Much of this is par for the course in the rocky world of political campaigns. After all, opposition to change frequently arises in politics and outrage can be selective. But with Navarro on the ballot, it mutated into something far darker: a toxic stew of racism and xenophobia. Don Praisner defeated Navarro in the 2008 Democratic primary and would serve on the council for less than a year before he passed away. When Navarro returned to run again in the 2009 special election, the forces of extremism were prepared.
First came the illegal anonymous robocalls, a repeat of a tactic used against Navarro in 2008. Then came rumors circulated both on-line and off linking Navarro (who was born in Venezuela) to the Hugo Chavez regime. Help Save Maryland, labeled by the Southern Poverty Law Center as a “nativist extremist group,” began targeting Navarro for her alleged support of “illegal aliens.” Their challenge to Navarro was posted on a racist website equating President Obama to Satan.
Most bizarre of all was an email sent to Navarro’s campaign asking about her immigration status. The author wrote, “I am informally involved with a group of Independents and we are trying to identify a candidate that we feel comfortable endorsing. It would be great if you could put the rumors to rest and provide information as to when (what year) and where, which state, Ms. Navarro received her naturalization or citizenship. Thank you.” In fact, the author – who used a fake name – was a GOP activist who wrote for the party and had testified against drivers licenses for illegal immigrants.
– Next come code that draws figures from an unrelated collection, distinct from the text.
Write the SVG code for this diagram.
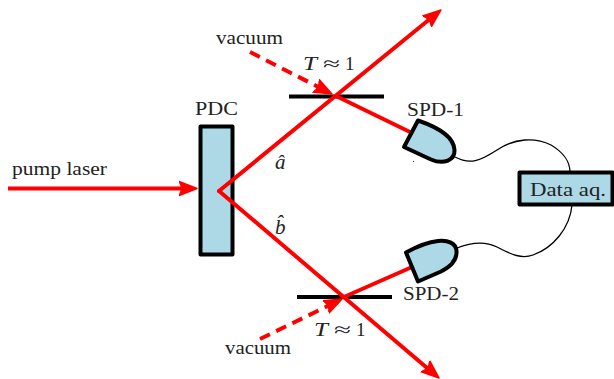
<svg xmlns="http://www.w3.org/2000/svg" width="614" height="379" viewBox="0 0 614 379">
<style>
text{font-family:"Liberation Serif","DejaVu Serif",serif;font-size:19px;fill:#222}
.i{font-style:italic}
.beam{fill:none;stroke:#f00;stroke-width:4}
.arrow{marker-end:url(#head)}
.dash{stroke-dasharray:11 7}
.wire{fill:none;stroke:#000;stroke-width:1.3}
.box{fill:#add8e6;stroke:#000;stroke-linejoin:round}
.bs{stroke:#000;stroke-width:4;fill:none}
</style>
<defs>
<marker id="head" markerUnits="userSpaceOnUse" markerWidth="24" markerHeight="22" refX="4" refY="11" orient="auto" viewBox="0 0 24 22">
<path d="M0,4 L18,11 L0,18 Q5,11 0,4 Z" fill="#f00" stroke="#f00" stroke-width="1.500" stroke-linejoin="round"/>
</marker>
</defs>
<g id="wires">
<path class="wire" d="M455,157 C470,165 480,161 497,150 C515,138 535,137 551,145 C563,152 570,162 570,172"/>
<path class="wire" d="M457,248 C472,242 485,241 497,247 C512,255 522,259 533,255 C553,248 570,228 572,205"/>
</g>
<g id="pdc">
<rect class="box" x="200.500" y="126.500" width="32" height="128" stroke-width="4"/>
<text x="195" y="115" textLength="43" lengthAdjust="spacingAndGlyphs">PDC</text>
</g>
<g id="bs-top"><line class="bs" x1="289" y1="96.500" x2="384" y2="96.500"/><text class="i" x="303" y="70" textLength="14" lengthAdjust="spacingAndGlyphs">T</text><text x="323" y="70" textLength="17" lengthAdjust="spacingAndGlyphs">≈</text><text x="345" y="70">1</text></g>
<g id="bs-bottom"><line class="bs" x1="297" y1="297" x2="392" y2="297"/><text class="i" x="314" y="336" textLength="14" lengthAdjust="spacingAndGlyphs">T</text><text x="334" y="336" textLength="17" lengthAdjust="spacingAndGlyphs">≈</text><text x="356" y="336">1</text></g>
<g id="connectors">
<line class="beam arrow" x1="8" y1="188.500" x2="183" y2="188.500"/>
<line class="beam arrow" stroke-linecap="round" x1="219" y1="191" x2="430.100" y2="18.800"/>
<line class="beam arrow" stroke-linecap="round" x1="219" y1="191" x2="428.300" y2="368.900"/>
<line class="beam" x1="336" y1="96" x2="412" y2="133"/>
<line class="beam" x1="344" y1="297" x2="412" y2="267"/>
<line class="beam arrow dash" x1="250" y1="52" x2="319.500" y2="87.600"/>
<line class="beam arrow dash" x1="260" y1="339" x2="329.400" y2="305.200"/>
</g>
<g id="spd-1">
<path class="box" stroke-width="4" d="M418,120.500 L404,147 L431,159.500 C444,165 455,160 454.500,150 C454,138 440,128 418,120.500 Z"/>
<text x="407" y="116" textLength="57" lengthAdjust="spacingAndGlyphs">SPD-1</text>
<rect x="413" y="161" width="1" height="1" fill="#333"/>
</g>
<g id="spd-2">
<path class="box" stroke-width="4" d="M406,252.500 L418,281.500 L441,271.500 C452,266 457,259 456.500,251 C456,243 448,240 438,241 C428,242 416,247 406,252.500 Z"/>
<text x="403" y="300" textLength="56" lengthAdjust="spacingAndGlyphs">SPD-2</text>
</g>
<g id="data">
<rect class="box" x="519.500" y="172.500" width="93" height="32" stroke-width="4"/>
<text x="530" y="196" textLength="76" lengthAdjust="spacingAndGlyphs">Data aq.</text>
</g>
<g id="labels">
<text x="12" y="175" textLength="95" lengthAdjust="spacingAndGlyphs">pump laser</text>
<text x="216" y="44" textLength="67" lengthAdjust="spacingAndGlyphs">vacuum</text>
<text x="225" y="354" textLength="66" lengthAdjust="spacingAndGlyphs">vacuum</text>
<text class="i" x="275" y="169" style="font-size:21px">â</text>
<text class="i" x="275" y="234" style="font-size:21px">b̂</text>
</g>
</svg>
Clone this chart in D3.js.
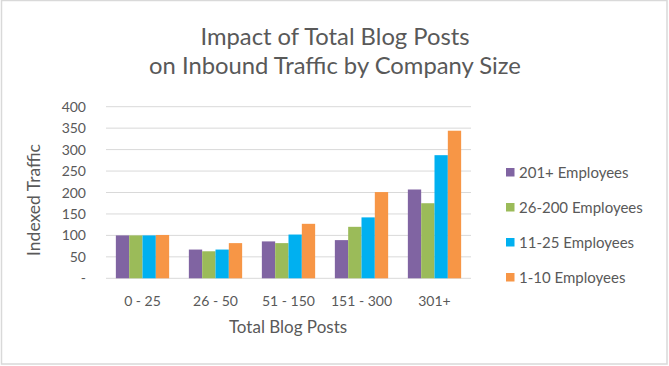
<!DOCTYPE html>
<html><head><meta charset="utf-8">
<script src="https://cdn.jsdelivr.net/npm/d3@7"></script>
<style>body{margin:0;background:#fff}svg{display:block}text{font-family:Lato,"Open Sans",sans-serif;fill:#595959}</style>
</head><body><svg id="c" width="669" height="366"></svg>
<script>
const categories = ["0 - 25","26 - 50","51 - 150","151 - 300","301+"];
const seriesNames = ["201+ Employees","26-200 Employees","11-25 Employees","1-10 Employees"];
const series201 = [100, 67, 86, 89, 207];
const series26 = [100, 63, 82, 120, 175];
const series11 = [100, 67, 102, 142, 287];
const series1 = [101, 82, 127, 201, 344];
const colors = ["#8064A2","#9BBB59","#00B0F0","#F79646"];
const yTicks = [0,50,100,150,200,250,300,350,400];
const yTickLabels = ["-","50","100","150","200","250","300","350","400"];

const allSeries = [series201, series26, series11, series1];
const svg = d3.select("#c");
svg.append("rect").attr("x",1.5).attr("y",0.5).attr("width",665.5).attr("height",363.5)
  .attr("fill","#fff").attr("stroke","#d9d9d9").attr("stroke-width",1.5);

const L=106, R=471, T=106.7, B=278.3;
const x = d3.scaleBand().domain(categories).range([L,R]).paddingInner(0.27).paddingOuter(0.135);
const xi = d3.scaleBand().domain(d3.range(4)).range([0,x.bandwidth()]);
const y = d3.scaleLinear().domain([0,400]).range([B,T]);

const g = svg.append("g");
g.selectAll("line.grid").data(yTicks).join("line")
  .attr("x1",L).attr("x2",R).attr("y1",d=>y(d)).attr("y2",d=>y(d))
  .attr("stroke","#d9d9d9").attr("stroke-width",1);

categories.forEach((c,ci)=>{
  g.selectAll(null).data(allSeries.map((s,si)=>({si,v:s[ci]}))).join("rect")
    .attr("x",d=>x(c)+xi(d.si)).attr("width",xi.bandwidth())
    .attr("y",d=>y(d.v)).attr("height",d=>y(0)-y(d.v))
    .attr("fill",d=>colors[d.si]);
});

svg.append("g").selectAll("text").data(yTicks).join("text")
  .attr("x",86).attr("y",d=>y(d)+5).attr("text-anchor","end")
  .style("font-size","14px").text((d,i)=>yTickLabels[i]);

svg.append("g").selectAll("text").data(categories).join("text")
  .attr("x",d=>x(d)+x.bandwidth()/2).attr("y",306).attr("text-anchor","middle")
  .style("font-size","14px").text(d=>d);

svg.append("text").attr("x",288).attr("y",333).attr("text-anchor","middle")
  .style("font-size","17px").text("Total Blog Posts");
svg.append("text").attr("transform","translate(40,200) rotate(-90)").attr("text-anchor","middle")
  .style("font-size","17.5px").text("Indexed Traffic");

svg.append("text").attr("x",335).attr("y",45).attr("text-anchor","middle")
  .style("font-size","23.8px").text("Impact of Total Blog Posts");
svg.append("text").attr("x",335).attr("y",74).attr("text-anchor","middle")
  .style("font-size","23.8px").text("on Inbound Traffic by Company Size");

const legY = [173,208,243,278];
const lg = svg.append("g").selectAll("g").data(seriesNames).join("g")
  .attr("transform",(d,i)=>`translate(506,${legY[i]})`);
lg.append("rect").attr("x",0).attr("y",-5).attr("width",8.5).attr("height",8.5).attr("fill",(d,i)=>colors[i]);
lg.append("text").attr("x",13).attr("y",5).style("font-size","15px").text(d=>d);
</script></body></html>
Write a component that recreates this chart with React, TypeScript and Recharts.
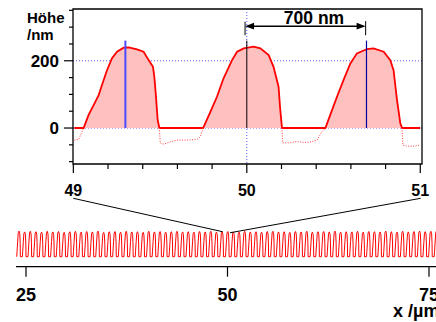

Robin Ficker was involved too. The 2008 GOP nominee, Mark Fennel, was a Ficker protégé, had spread the Hugo Chavez rumors and threatened to unleash “the Dogs of War” on Navarro. In 2009, Ficker “moved” to District 4 to run for the seat and promptly began sending out illegal flyers. During a televised campaign debate, Ficker waved a set of decade-old tax liens against Navarro and her husband in his opponent’s face. Ficker did not use Help Save Maryland’s race-baiting tactics directly, but he did not repudiate them either.
Given this history, it’s no surprise that Help Save Maryland’s participation in Ficker’s term limits initiative was spurred in part by a desire to knock off Navarro. The group has never made its peace with Navarro’s election and has sent out numerous emails slamming her over the years. Supporters of term limits have many motivations, but Help Save Maryland is quite clear about theirs: they want to slam the county’s gates shut to “illegal aliens.”
Will any of this make a difference in the current debate over term limits? Probably not. Few voters have heard of Help Save Maryland and understand what the group believes. Even Ficker is less infamous now that his NBA heckling days are mostly over. In any event, voters are more likely to see term limits through the prism of their own perceived self-interest rather than how they impact specific elected officials.
But make no mistake: the treatment of Nancy Navarro during the 2009 special election is a shameful blot on the county’s political history. It must not be forgotten. It must not be repeated. And hopefully, her successors will be treated with the honor and respect that all upstanding candidates deserve.